■ **STATED PROBLEM**:
Copy out every line exactly, passing over the pictures.

■ **MATERIAL FOR THE TASK**:
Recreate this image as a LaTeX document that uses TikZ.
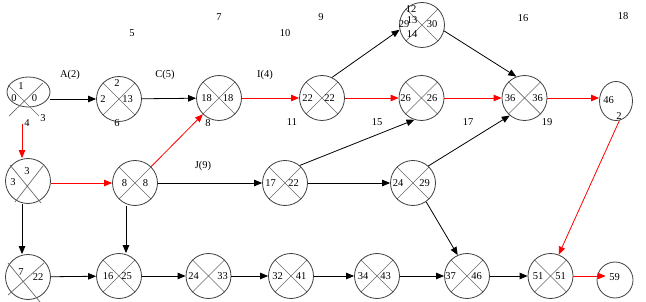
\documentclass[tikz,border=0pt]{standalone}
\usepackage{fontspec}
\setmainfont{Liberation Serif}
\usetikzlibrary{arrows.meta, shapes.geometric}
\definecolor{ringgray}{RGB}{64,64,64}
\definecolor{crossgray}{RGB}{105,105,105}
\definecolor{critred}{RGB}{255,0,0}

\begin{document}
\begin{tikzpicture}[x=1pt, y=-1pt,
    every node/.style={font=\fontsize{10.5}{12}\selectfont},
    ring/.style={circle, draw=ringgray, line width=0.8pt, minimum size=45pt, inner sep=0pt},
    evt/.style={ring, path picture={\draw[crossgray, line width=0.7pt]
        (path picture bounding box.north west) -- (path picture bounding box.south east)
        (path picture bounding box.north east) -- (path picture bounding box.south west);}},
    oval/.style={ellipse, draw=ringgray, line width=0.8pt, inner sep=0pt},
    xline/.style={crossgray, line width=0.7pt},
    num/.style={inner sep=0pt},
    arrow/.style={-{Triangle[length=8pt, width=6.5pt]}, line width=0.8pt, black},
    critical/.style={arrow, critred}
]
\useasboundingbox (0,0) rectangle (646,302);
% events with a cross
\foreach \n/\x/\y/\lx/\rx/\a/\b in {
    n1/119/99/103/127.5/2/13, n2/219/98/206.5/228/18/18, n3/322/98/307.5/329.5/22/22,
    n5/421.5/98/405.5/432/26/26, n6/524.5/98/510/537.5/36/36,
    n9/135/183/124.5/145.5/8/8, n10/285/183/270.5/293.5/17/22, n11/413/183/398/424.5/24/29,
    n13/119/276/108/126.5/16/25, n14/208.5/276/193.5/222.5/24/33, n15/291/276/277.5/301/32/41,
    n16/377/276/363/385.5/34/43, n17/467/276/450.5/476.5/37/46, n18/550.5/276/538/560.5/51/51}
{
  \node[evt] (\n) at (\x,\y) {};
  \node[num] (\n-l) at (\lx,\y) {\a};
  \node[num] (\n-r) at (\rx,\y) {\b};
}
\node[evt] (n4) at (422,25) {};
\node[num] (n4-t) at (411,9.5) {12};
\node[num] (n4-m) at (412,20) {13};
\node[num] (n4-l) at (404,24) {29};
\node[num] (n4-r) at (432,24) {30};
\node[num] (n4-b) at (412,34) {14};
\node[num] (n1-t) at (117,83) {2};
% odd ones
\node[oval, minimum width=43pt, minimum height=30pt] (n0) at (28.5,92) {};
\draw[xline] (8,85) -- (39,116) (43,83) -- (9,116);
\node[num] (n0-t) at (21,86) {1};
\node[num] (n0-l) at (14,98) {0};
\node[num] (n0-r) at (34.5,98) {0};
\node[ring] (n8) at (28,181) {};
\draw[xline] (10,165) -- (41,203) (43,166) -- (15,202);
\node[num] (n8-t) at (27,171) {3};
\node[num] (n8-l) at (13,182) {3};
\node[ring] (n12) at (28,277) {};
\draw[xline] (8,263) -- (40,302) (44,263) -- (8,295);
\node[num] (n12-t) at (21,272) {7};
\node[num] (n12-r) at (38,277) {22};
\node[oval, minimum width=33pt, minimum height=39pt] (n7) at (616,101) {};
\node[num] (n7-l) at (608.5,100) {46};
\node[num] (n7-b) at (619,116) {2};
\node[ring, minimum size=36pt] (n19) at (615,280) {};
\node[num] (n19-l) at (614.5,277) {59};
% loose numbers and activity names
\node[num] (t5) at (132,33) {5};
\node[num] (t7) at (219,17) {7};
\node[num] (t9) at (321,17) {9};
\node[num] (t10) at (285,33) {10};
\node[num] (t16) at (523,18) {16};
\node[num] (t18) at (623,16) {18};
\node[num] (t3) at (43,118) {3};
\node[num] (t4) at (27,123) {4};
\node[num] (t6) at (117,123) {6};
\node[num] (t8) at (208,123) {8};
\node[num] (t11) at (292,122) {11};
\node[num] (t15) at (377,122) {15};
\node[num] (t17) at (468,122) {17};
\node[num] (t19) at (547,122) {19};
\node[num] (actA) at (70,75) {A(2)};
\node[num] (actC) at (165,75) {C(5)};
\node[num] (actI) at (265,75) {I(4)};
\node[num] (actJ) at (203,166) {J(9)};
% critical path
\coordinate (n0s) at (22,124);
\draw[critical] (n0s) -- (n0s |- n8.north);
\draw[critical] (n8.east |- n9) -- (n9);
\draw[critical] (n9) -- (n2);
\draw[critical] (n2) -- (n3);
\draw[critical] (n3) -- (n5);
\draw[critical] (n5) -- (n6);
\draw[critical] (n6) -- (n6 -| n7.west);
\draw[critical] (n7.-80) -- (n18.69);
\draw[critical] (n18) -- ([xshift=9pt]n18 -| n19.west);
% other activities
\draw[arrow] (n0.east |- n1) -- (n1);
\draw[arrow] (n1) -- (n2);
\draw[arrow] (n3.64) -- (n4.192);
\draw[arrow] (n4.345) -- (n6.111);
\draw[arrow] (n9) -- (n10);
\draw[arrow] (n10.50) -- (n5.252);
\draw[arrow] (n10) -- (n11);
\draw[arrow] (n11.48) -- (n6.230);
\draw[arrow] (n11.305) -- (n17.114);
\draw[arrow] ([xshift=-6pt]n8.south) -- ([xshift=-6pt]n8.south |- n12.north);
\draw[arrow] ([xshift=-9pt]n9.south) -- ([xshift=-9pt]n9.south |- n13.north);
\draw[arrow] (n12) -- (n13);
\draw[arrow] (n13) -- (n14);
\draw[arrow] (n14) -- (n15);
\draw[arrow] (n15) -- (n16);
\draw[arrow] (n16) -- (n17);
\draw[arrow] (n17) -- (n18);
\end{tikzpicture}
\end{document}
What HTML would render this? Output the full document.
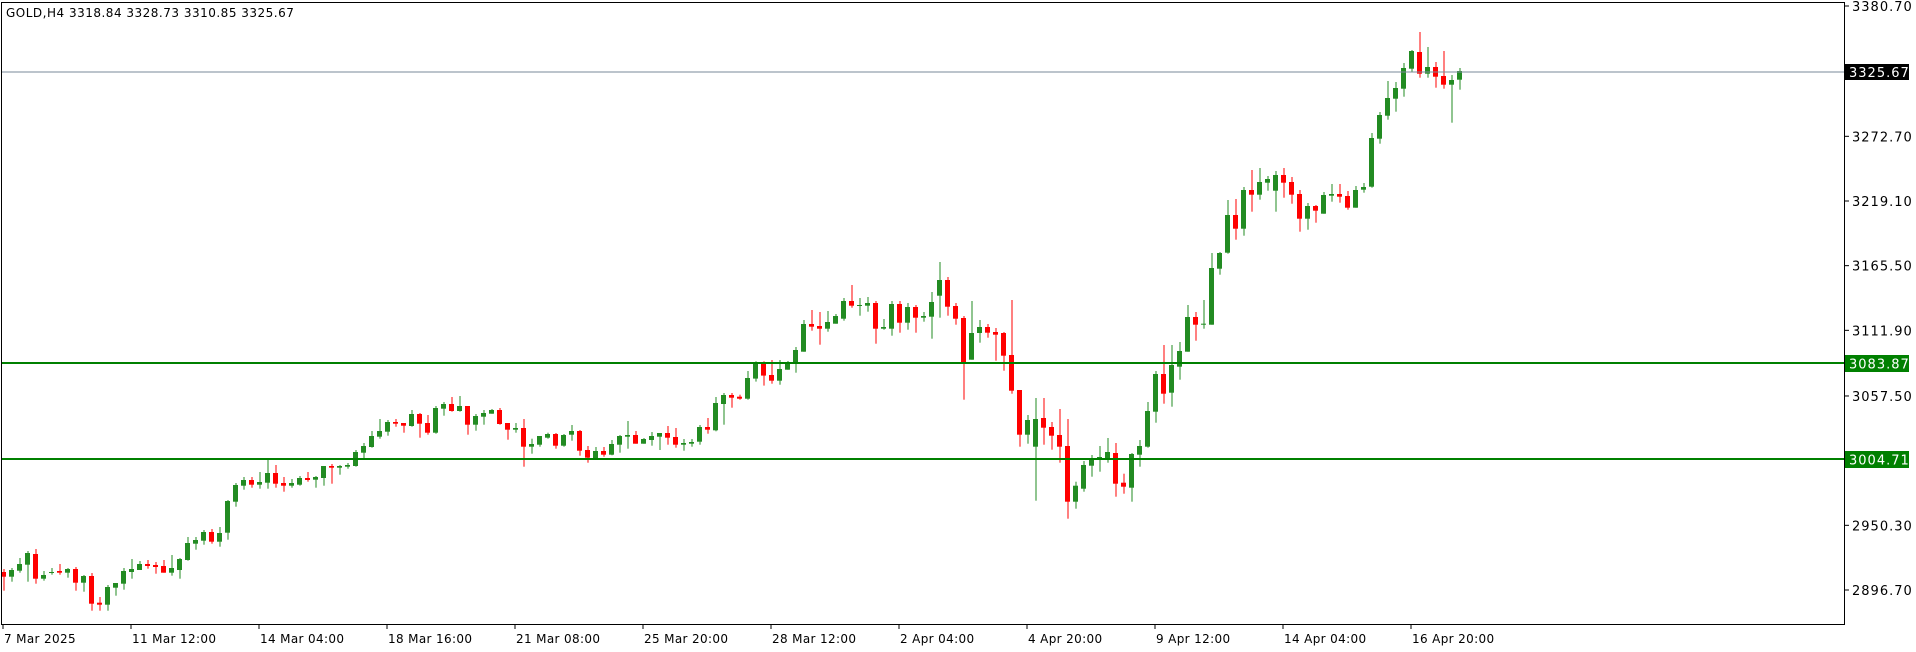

■ **OUTPUT BELOW**:
Recreate this image as a LaTeX document that uses TikZ.
\documentclass[tikz,border=0pt]{standalone}
\usepackage{fontspec}
\setmainfont{Liberation Serif}
\usetikzlibrary{arrows.meta, shapes.geometric}
\definecolor{ringgray}{RGB}{64,64,64}
\definecolor{crossgray}{RGB}{105,105,105}
\definecolor{critred}{RGB}{255,0,0}

\begin{document}
\begin{tikzpicture}[x=1pt, y=-1pt,
    every node/.style={font=\fontsize{10.5}{12}\selectfont},
    ring/.style={circle, draw=ringgray, line width=0.8pt, minimum size=45pt, inner sep=0pt},
    evt/.style={ring, path picture={\draw[crossgray, line width=0.7pt]
        (path picture bounding box.north west) -- (path picture bounding box.south east)
        (path picture bounding box.north east) -- (path picture bounding box.south west);}},
    oval/.style={ellipse, draw=ringgray, line width=0.8pt, inner sep=0pt},
    xline/.style={crossgray, line width=0.7pt},
    num/.style={inner sep=0pt},
    arrow/.style={-{Triangle[length=8pt, width=6.5pt]}, line width=0.8pt, black},
    critical/.style={arrow, critred}
]
\useasboundingbox (0,0) rectangle (646,302);
% events with a cross
\foreach \n/\x/\y/\lx/\rx/\a/\b in {
    n1/119/99/103/127.5/2/13, n2/219/98/206.5/228/18/18, n3/322/98/307.5/329.5/22/22,
    n5/421.5/98/405.5/432/26/26, n6/524.5/98/510/537.5/36/36,
    n9/135/183/124.5/145.5/8/8, n10/285/183/270.5/293.5/17/22, n11/413/183/398/424.5/24/29,
    n13/119/276/108/126.5/16/25, n14/208.5/276/193.5/222.5/24/33, n15/291/276/277.5/301/32/41,
    n16/377/276/363/385.5/34/43, n17/467/276/450.5/476.5/37/46, n18/550.5/276/538/560.5/51/51}
{
  \node[evt] (\n) at (\x,\y) {};
  \node[num] (\n-l) at (\lx,\y) {\a};
  \node[num] (\n-r) at (\rx,\y) {\b};
}
\node[evt] (n4) at (422,25) {};
\node[num] (n4-t) at (411,9.5) {12};
\node[num] (n4-m) at (412,20) {13};
\node[num] (n4-l) at (404,24) {29};
\node[num] (n4-r) at (432,24) {30};
\node[num] (n4-b) at (412,34) {14};
\node[num] (n1-t) at (117,83) {2};
% odd ones
\node[oval, minimum width=43pt, minimum height=30pt] (n0) at (28.5,92) {};
\draw[xline] (8,85) -- (39,116) (43,83) -- (9,116);
\node[num] (n0-t) at (21,86) {1};
\node[num] (n0-l) at (14,98) {0};
\node[num] (n0-r) at (34.5,98) {0};
\node[ring] (n8) at (28,181) {};
\draw[xline] (10,165) -- (41,203) (43,166) -- (15,202);
\node[num] (n8-t) at (27,171) {3};
\node[num] (n8-l) at (13,182) {3};
\node[ring] (n12) at (28,277) {};
\draw[xline] (8,263) -- (40,302) (44,263) -- (8,295);
\node[num] (n12-t) at (21,272) {7};
\node[num] (n12-r) at (38,277) {22};
\node[oval, minimum width=33pt, minimum height=39pt] (n7) at (616,101) {};
\node[num] (n7-l) at (608.5,100) {46};
\node[num] (n7-b) at (619,116) {2};
\node[ring, minimum size=36pt] (n19) at (615,280) {};
\node[num] (n19-l) at (614.5,277) {59};
% loose numbers and activity names
\node[num] (t5) at (132,33) {5};
\node[num] (t7) at (219,17) {7};
\node[num] (t9) at (321,17) {9};
\node[num] (t10) at (285,33) {10};
\node[num] (t16) at (523,18) {16};
\node[num] (t18) at (623,16) {18};
\node[num] (t3) at (43,118) {3};
\node[num] (t4) at (27,123) {4};
\node[num] (t6) at (117,123) {6};
\node[num] (t8) at (208,123) {8};
\node[num] (t11) at (292,122) {11};
\node[num] (t15) at (377,122) {15};
\node[num] (t17) at (468,122) {17};
\node[num] (t19) at (547,122) {19};
\node[num] (actA) at (70,75) {A(2)};
\node[num] (actC) at (165,75) {C(5)};
\node[num] (actI) at (265,75) {I(4)};
\node[num] (actJ) at (203,166) {J(9)};
% critical path
\coordinate (n0s) at (22,124);
\draw[critical] (n0s) -- (n0s |- n8.north);
\draw[critical] (n8.east |- n9) -- (n9);
\draw[critical] (n9) -- (n2);
\draw[critical] (n2) -- (n3);
\draw[critical] (n3) -- (n5);
\draw[critical] (n5) -- (n6);
\draw[critical] (n6) -- (n6 -| n7.west);
\draw[critical] (n7.-80) -- (n18.69);
\draw[critical] (n18) -- ([xshift=9pt]n18 -| n19.west);
% other activities
\draw[arrow] (n0.east |- n1) -- (n1);
\draw[arrow] (n1) -- (n2);
\draw[arrow] (n3.64) -- (n4.192);
\draw[arrow] (n4.345) -- (n6.111);
\draw[arrow] (n9) -- (n10);
\draw[arrow] (n10.50) -- (n5.252);
\draw[arrow] (n10) -- (n11);
\draw[arrow] (n11.48) -- (n6.230);
\draw[arrow] (n11.305) -- (n17.114);
\draw[arrow] ([xshift=-6pt]n8.south) -- ([xshift=-6pt]n8.south |- n12.north);
\draw[arrow] ([xshift=-9pt]n9.south) -- ([xshift=-9pt]n9.south |- n13.north);
\draw[arrow] (n12) -- (n13);
\draw[arrow] (n13) -- (n14);
\draw[arrow] (n14) -- (n15);
\draw[arrow] (n15) -- (n16);
\draw[arrow] (n16) -- (n17);
\draw[arrow] (n17) -- (n18);
\end{tikzpicture}
\end{document}
What HTML would render this? Output the full document.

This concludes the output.